Que querer complacer a los demás es un ejercicio duro y agotador que acaba generando situaciones de estrés constante. Con el tiempo, o reduces su práctica, o termina pasándote factura.

Que hay tantas formas de pensar como personas en el mundo. Incluso variables y subvariables de un mismo pensamiento. Pensamientos comunes con matices individualizados que dependen de la experiencia, de la falta de ella, de las costumbres, de las creencias, y de un largo etcétera. Compartir, respetar, y callar.

Que hay que tomar más notas, independientemente de la edad que tengas porque al contrario de lo que algunos piensan, la memoria, o más bien la falta de ella no siempre está asociada a la edad.

Que hay que pensar menos…

Escribir más. Que el letargo nunca sea prolongado.

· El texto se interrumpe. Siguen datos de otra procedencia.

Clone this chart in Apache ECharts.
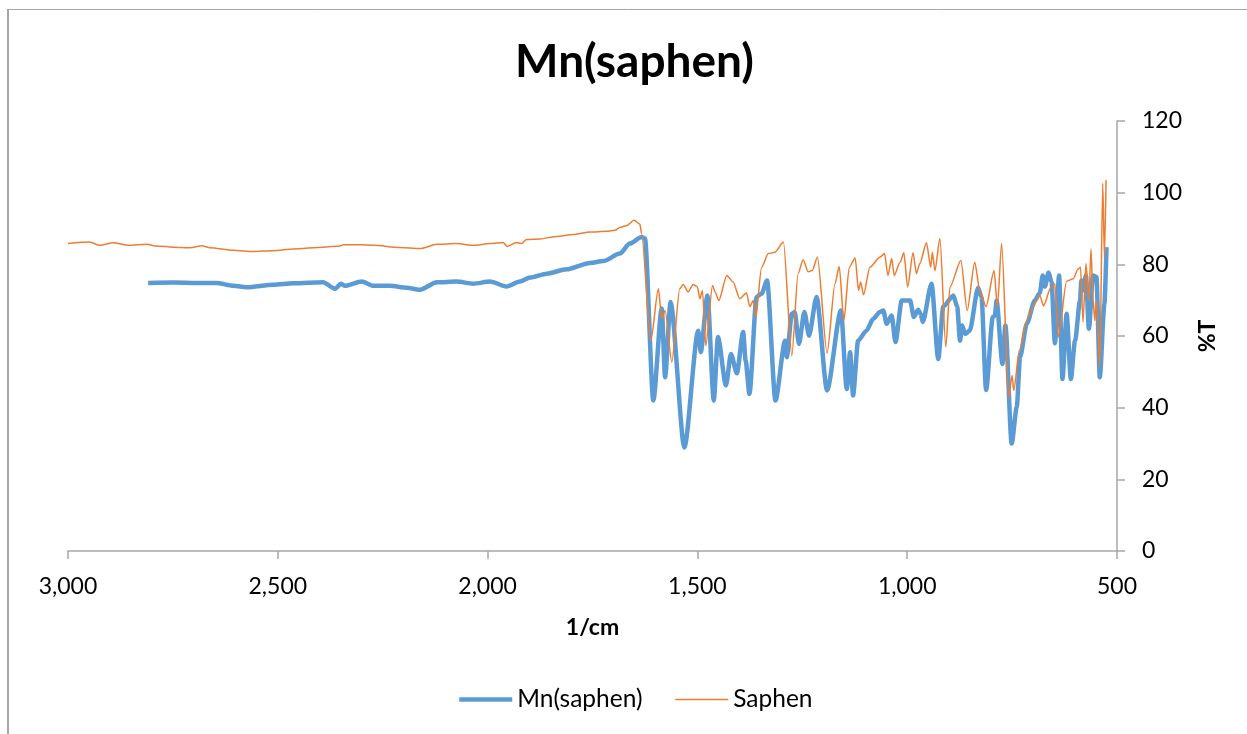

Respirar… porque a veces una acción tan mecánica y sencilla se puede olvidar si no estás presente. Que al hacerlo se debe hinchar la tripa, y al expulsar el aire, de debería desinflar. Que existe la respiración invertida. Que si no respiras, te mueres.

Que el mundo es un lugar precioso donde convive mucho tipo de gente. La mayoría bonita, por dentro y por fuera. Que también hay más personas que nos causan otras sensaciones… ahí están. Que hay que saber diferenciar lo que nos hace sentir bien y prolongar ese momento igual que acortar los que nos nos provocan la misma felicidad.

Que sigo aprendiendo, incluso de lo aprendido porque a lo largo de todos estos años me he saltado más clases que en mi época de estudiante de esto que llamamos VIDA.